Undoing this pattern is not about beating yourself up, but about making better choices going forward. The key is to course correct — and be kind to yourself while you do it. In my case, it meant easing up on the things I’d settled for in order to make space for what I truly wanted, and in some cases needed.

It was a computer purchase that forced me to break out of my cheap rut. I was hesitating on making the splurge, even though I knew my beloved MacBook was failing. All the upgrades in the world couldn’t hide the fact that I simply needed a new computer, especially as someone who writes for a living.

Things reached a tipping point when in the midst of working on a massive assignment, my computer froze, plagued by the spinning wheel of death and a power button that, no matter how hard I pressed, refused to budge.

I took a moment to survey the choices I’d made over the past six months, and saw just how much I’d suffered from nickel-and-diming my own life:

  • I was wearing a pair of leggings that were past their prime, and my clothes were hung in multiples on pink plastic hangers acquired in haste because I didn’t feel like spending the extra $20 on the wooden hangers I like.
  • My apartment was filled with Ikea furniture bought on Craigslist — not quite what I had in mind at almost 33, but it got the job done, I’d reasoned when I’d picked up my desk, lamp, and shelving unit from strangers’ homes over the years.
  • Outside my window was a neighborhood I never wanted to live in, and at times made me miserable. But it was cheap.

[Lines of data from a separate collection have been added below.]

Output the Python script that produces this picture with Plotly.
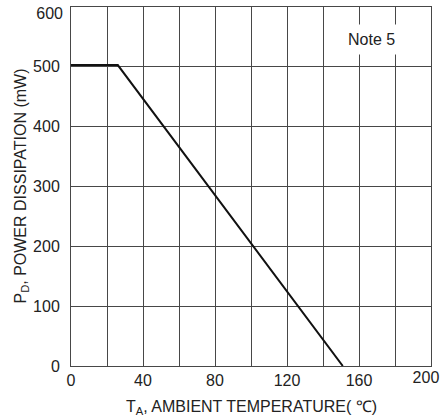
import plotly.graph_objects as go

temp_c = [0, 26, 151]
power_mw = [503, 503, 0]
x_ticks = [0, 40, 80, 120, 160]
x_edge_tick = [197.2]
x_edge_text = ["200"]
y_ticks = [0, 100, 200, 300, 400, 500]
y_edge_tick = [590]
y_edge_text = ["600"]

fig = go.Figure()
fig.add_trace(go.Scatter(x=temp_c, y=power_mw, mode="lines",
                         line=dict(color="#111111", width=2), showlegend=False))

grid = "#474747"
tick_font = dict(size=16, color="#222")
fig.update_layout(
    xaxis=dict(range=[0, 200], tickvals=x_ticks,
               showgrid=True, gridcolor=grid, gridwidth=1,
               minor=dict(dtick=20, showgrid=True, gridcolor=grid, gridwidth=1),
               showline=True, linecolor=grid, linewidth=1, mirror=True, zeroline=False,
               ticks="", tickfont=tick_font, ticklabelstandoff=0,
               ticklabeloverflow="allow", automargin=False),
    xaxis2=dict(range=[0, 200], overlaying="x", side="bottom", anchor="y",
                tickvals=x_edge_tick, ticktext=x_edge_text, showgrid=False,
                showline=False, zeroline=False, ticks="", tickfont=tick_font,
                ticklabelstandoff=0, ticklabeloverflow="allow", automargin=False),
    yaxis=dict(range=[0, 600], tickvals=y_ticks, showgrid=True, gridcolor=grid, gridwidth=1,
               minor=dict(dtick=100, showgrid=True, gridcolor=grid, gridwidth=1),
               showline=True, linecolor=grid, linewidth=1, mirror=True, zeroline=False,
               ticks="", tickfont=tick_font, ticklabelstandoff=7,
               ticklabeloverflow="allow", automargin=False),
    yaxis2=dict(range=[0, 600], overlaying="y", side="left", anchor="x",
                tickvals=y_edge_tick, ticktext=y_edge_text, showgrid=False,
                showline=False, zeroline=False, ticks="", tickfont=tick_font,
                ticklabelstandoff=7, ticklabeloverflow="allow", automargin=False),
)
fig.add_trace(go.Scatter(x=[None], y=[None], xaxis="x2", yaxis="y2", showlegend=False,
                         hoverinfo="skip"))

fig.add_annotation(x=167, y=546, xref="x", yref="y", text="Note 5", showarrow=False,
                   bgcolor="white", font=dict(size=16, color="#222"),
                   borderpad=6)
fig.add_annotation(x=0.5, y=0, xref="paper", yref="paper", yanchor="middle", yshift=-41,
                   text="T<sub>A</sub>, AMBIENT TEMPERATURE( \u2103)", showarrow=False,
                   font=dict(size=16, color="#222"))
fig.add_annotation(x=0, y=0.5, xref="paper", yref="paper", xanchor="center", xshift=-50,
                   text="P<sub>D</sub>, POWER DISSIPATION (mW)", showarrow=False, textangle=-90,
                   font=dict(size=16, color="#222"))

fig.update_layout(width=440, height=419, margin=dict(l=71, r=9, t=7, b=53),
                  plot_bgcolor="white", paper_bgcolor="white",
                  font=dict(family="Liberation Sans, Arial, sans-serif"))
fig.write_html("out.html")
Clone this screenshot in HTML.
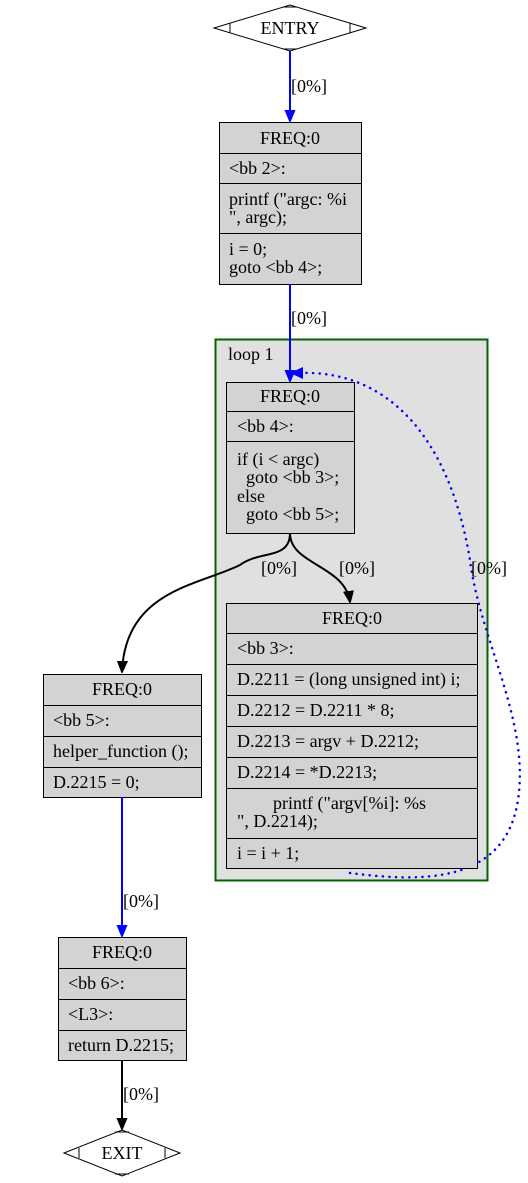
<!DOCTYPE html>
<html><head><meta charset="utf-8"><style>
html,body{margin:0;padding:0;background:#fff;}
svg{display:block;}
text{font-family:"Liberation Serif","Times New Roman",serif;font-size:18px;fill:#000;}
</style></head><body>
<svg width="528" height="1183" viewBox="0 0 528 1183" xmlns="http://www.w3.org/2000/svg">
<defs>
<marker id="ab" markerWidth="12" markerHeight="12" refX="11" refY="6" orient="auto" markerUnits="userSpaceOnUse"><path d="M0,1 L12,6 L0,11 z" fill="#0000ff" stroke="#0000ff"/></marker>
<marker id="ak" markerWidth="12" markerHeight="12" refX="11" refY="6" orient="auto" markerUnits="userSpaceOnUse"><path d="M0,1 L12,6 L0,11 z" fill="#000" stroke="#000"/></marker>
</defs>
<rect x="215.5" y="339.5" width="272" height="541" fill="#e0e0e0" stroke="#006400" stroke-width="2"/>
<text x="228" y="360">loop 1</text>
<polygon points="214,28 290,5 366,28 290,51" fill="#fff" stroke="#000"/>
<path d="M230,23 v10 M350,23 v10 M283,7 h14 M283,49 h14" stroke="#000" fill="none"/>
<text x="290" y="34" text-anchor="middle">ENTRY</text>
<line x1="290" y1="51" x2="290" y2="121" stroke="#0000ff" stroke-width="2" marker-end="url(#ab)"/>
<text x="291" y="92">[0%]</text>
<g stroke="#000" fill="#d3d3d3">
<rect x="219.5" y="122.5" width="142" height="162"/>
<line x1="219.5" y1="153.5" x2="361.5" y2="153.5"/>
<line x1="219.5" y1="183.5" x2="361.5" y2="183.5"/>
<line x1="219.5" y1="233.5" x2="361.5" y2="233.5"/>
</g>
<text x="290" y="144" text-anchor="middle">FREQ:0</text>
<text x="229" y="174">&lt;bb 2&gt;:</text>
<text x="229" y="205">printf ("argc: %i</text>
<text x="229" y="223">", argc);</text>
<text x="229" y="255">i = 0;</text>
<text x="229" y="273">goto &lt;bb 4&gt;;</text>
<line x1="290" y1="284" x2="290" y2="381" stroke="#0000ff" stroke-width="2" marker-end="url(#ab)"/>
<text x="291" y="324">[0%]</text>
<g stroke="#000" fill="#d3d3d3">
<rect x="226.5" y="382.5" width="128" height="151"/>
<line x1="226.5" y1="411.5" x2="354.5" y2="411.5"/>
<line x1="226.5" y1="441.5" x2="354.5" y2="441.5"/>
</g>
<text x="290" y="402" text-anchor="middle">FREQ:0</text>
<text x="237" y="432">&lt;bb 4&gt;:</text>
<text x="237" y="465">if (i &lt; argc)</text>
<text x="237" y="483" xml:space="preserve">  goto &lt;bb 3&gt;;</text>
<text x="237" y="502">else</text>
<text x="237" y="520" xml:space="preserve">  goto &lt;bb 5&gt;;</text>
<path d="M290,533 C290,560 260,550 240,565 C200,585 125,590 122,672" fill="none" stroke="#000" stroke-width="2" marker-end="url(#ak)"/>
<text x="261" y="574">[0%]</text>
<path d="M290,533 C290,565 345,565 350,602" fill="none" stroke="#000" stroke-width="2" marker-end="url(#ak)"/>
<text x="339" y="574">[0%]</text>
<path d="M350,873 C420,882 505,885 518,800 C530,720 480,640 470,560 C450,440 390,370 300,373" fill="none" stroke="#0000ff" stroke-width="2.5" stroke-dasharray="0.1,6.5" stroke-linecap="round"/>
<path d="M290,373 L303,367 L303,379 z" fill="#0000ff"/>
<text x="471" y="574">[0%]</text>
<g stroke="#000" fill="#d3d3d3">
<rect x="226.5" y="603.5" width="251" height="265"/>
<line x1="226.5" y1="633.5" x2="477.5" y2="633.5"/>
<line x1="226.5" y1="664.5" x2="477.5" y2="664.5"/>
<line x1="226.5" y1="695.5" x2="477.5" y2="695.5"/>
<line x1="226.5" y1="726.5" x2="477.5" y2="726.5"/>
<line x1="226.5" y1="757.5" x2="477.5" y2="757.5"/>
<line x1="226.5" y1="788.5" x2="477.5" y2="788.5"/>
<line x1="226.5" y1="838.5" x2="477.5" y2="838.5"/>
</g>
<text x="352" y="624" text-anchor="middle">FREQ:0</text>
<text x="237" y="654">&lt;bb 3&gt;:</text>
<text x="237" y="685">D.2211 = (long unsigned int) i;</text>
<text x="237" y="716">D.2212 = D.2211 * 8;</text>
<text x="237" y="747">D.2213 = argv + D.2212;</text>
<text x="237" y="778">D.2214 = *D.2213;</text>
<text x="273" y="809">printf ("argv[%i]: %s</text>
<text x="237" y="827">", D.2214);</text>
<text x="237" y="859">i = i + 1;</text>
<g stroke="#000" fill="#d3d3d3">
<rect x="43.5" y="674.5" width="158" height="123"/>
<line x1="43.5" y1="705.5" x2="201.5" y2="705.5"/>
<line x1="43.5" y1="736.5" x2="201.5" y2="736.5"/>
<line x1="43.5" y1="767.5" x2="201.5" y2="767.5"/>
</g>
<text x="122" y="695" text-anchor="middle">FREQ:0</text>
<text x="53" y="726">&lt;bb 5&gt;:</text>
<text x="53" y="757">helper_function ();</text>
<text x="53" y="788">D.2215 = 0;</text>
<line x1="122" y1="797" x2="122" y2="936" stroke="#0000ff" stroke-width="2" marker-end="url(#ab)"/>
<text x="123" y="907">[0%]</text>
<g stroke="#000" fill="#d3d3d3">
<rect x="58.5" y="937.5" width="128" height="123"/>
<line x1="58.5" y1="968.5" x2="186.5" y2="968.5"/>
<line x1="58.5" y1="999.5" x2="186.5" y2="999.5"/>
<line x1="58.5" y1="1030.5" x2="186.5" y2="1030.5"/>
</g>
<text x="122" y="958" text-anchor="middle">FREQ:0</text>
<text x="68" y="989">&lt;bb 6&gt;:</text>
<text x="68" y="1020">&lt;L3&gt;:</text>
<text x="68" y="1051">return D.2215;</text>
<line x1="122" y1="1060" x2="122" y2="1129" stroke="#000" stroke-width="2" marker-end="url(#ak)"/>
<text x="123" y="1100">[0%]</text>
<polygon points="64,1153 122,1130 180,1153 122,1176" fill="#fff" stroke="#000"/>
<path d="M79,1148 v10 M165,1148 v10 M115,1132 h14 M115,1174 h14" stroke="#000" fill="none"/>
<text x="122" y="1159" text-anchor="middle">EXIT</text>
</svg>
</body></html>
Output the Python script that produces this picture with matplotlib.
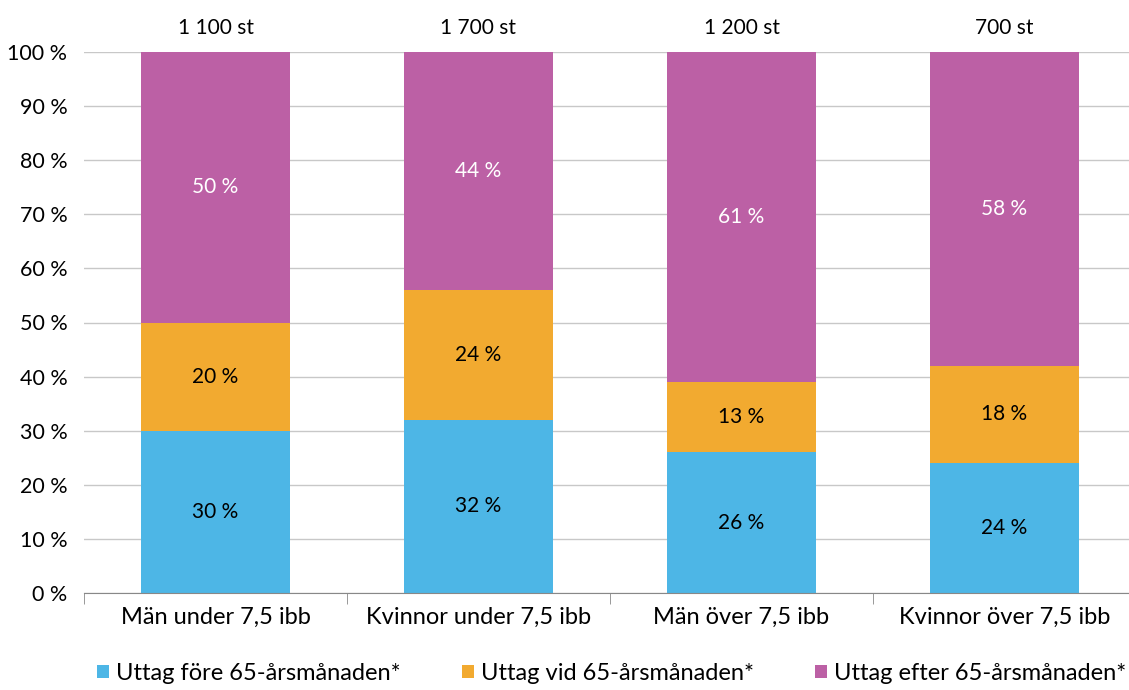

As you might guess, I eventually replaced my computer. Having to bite the bullet to buy another one felt scary at first, but I did it. Furthermore, those leggings, along with other clothes that no longer worked, ended up in boxes destined for recycling centers and women’s shelters. It was gratifying to clear out what no longer worked or fit, leaving space for the unknown to take its course.

So go ahead, I dare you: Take stock of your life, and see where you might have allowed your standards to slip because of cheapness, convenience, or assuming you can’t do better. No matter who you are, where you live, or what you do with your time and money — you’re worth it.